The Grand Chessboard
And consider what Brzezinski suggests should happen with regard to Iran:
...it is not in America's interest to perpetuate American-Iranian hostility. Any eventual reconciliation should be based on the recognition of a mutual strategic interest in stabilizing what currently is a very volatile regional environment for Iran. Admittedly, any such reconciliation must be pursued by both sides and is not a favor granted by one to the other. A strong, even religiously motivated but not fanatically anti-Western Iran is in the U.S. interest, and ultimately even the Iranian political elite may recognize that reality. In the meantime, American long-range interests in Eurasia would be better served by abandoning existing U.S. objections to closer Turkish-Iranian economic cooperation, especially in the construction of new pipelines, and also to the construction of other links between Iran, Azerbaijan, and Turkmenistan.
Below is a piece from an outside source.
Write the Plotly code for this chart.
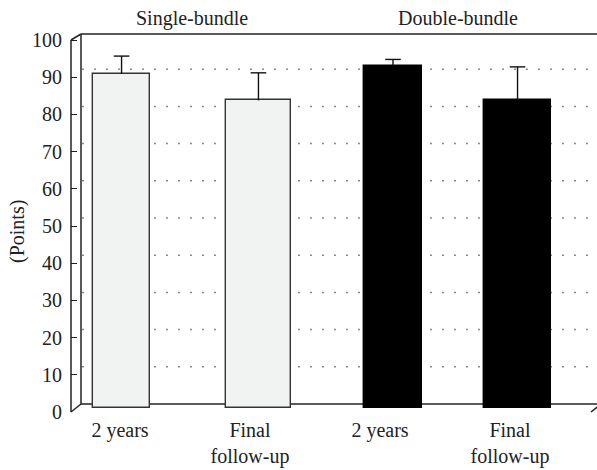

Long-term American participation in the financing of such projects would in fact also be in the American interest.2
2. It is appropriate to quote here the wise advice offered by my colleague at CSIS, Anthony H. Cordesman (in his paper on "The American Threat to the United States," February 1997, p. 16, delivered as a speech to the Army War College), who has warned against the American propensity to demonize issues and even nations. As he put it: "Iran, Iraq, and Libya are cases where the U.S. has taken hostile regimes that pose real, but limited threats and 'demonized' them without developing any workable mid- to long-term end game for its strategy. U.S. planners cannot hope to totally isolate these states, and it makes no sense to treat them as if they were identical 'rogue' or terrorist' states. . . . The U.S. lives in a morally gray world and cannot succeed by trying to make it black and white."
The Grand Chessboard
There should, if possible, be a reconciliation between Iran and the US. “The U.S. lives in a morally gray world and cannot succeed by trying to make it black and white”. Not quite the sentiments you’d expect from a hard-core supporter of the neo-con cause, perhaps. But then that’s because, when you look at the whole book rather than snipped and carefully rearranged quotes, a very different picture emerges. There’s no real call here for military action, increased defence spending, or, it seems, building military bases in Central Asia or anywhere else. And the idea that the Brzezinski comment of an “truly massive” threat is tied to a desire to see any of these things happen appears entirely false. As ever, though, don’t take our word for it: read the book and make up your own mind.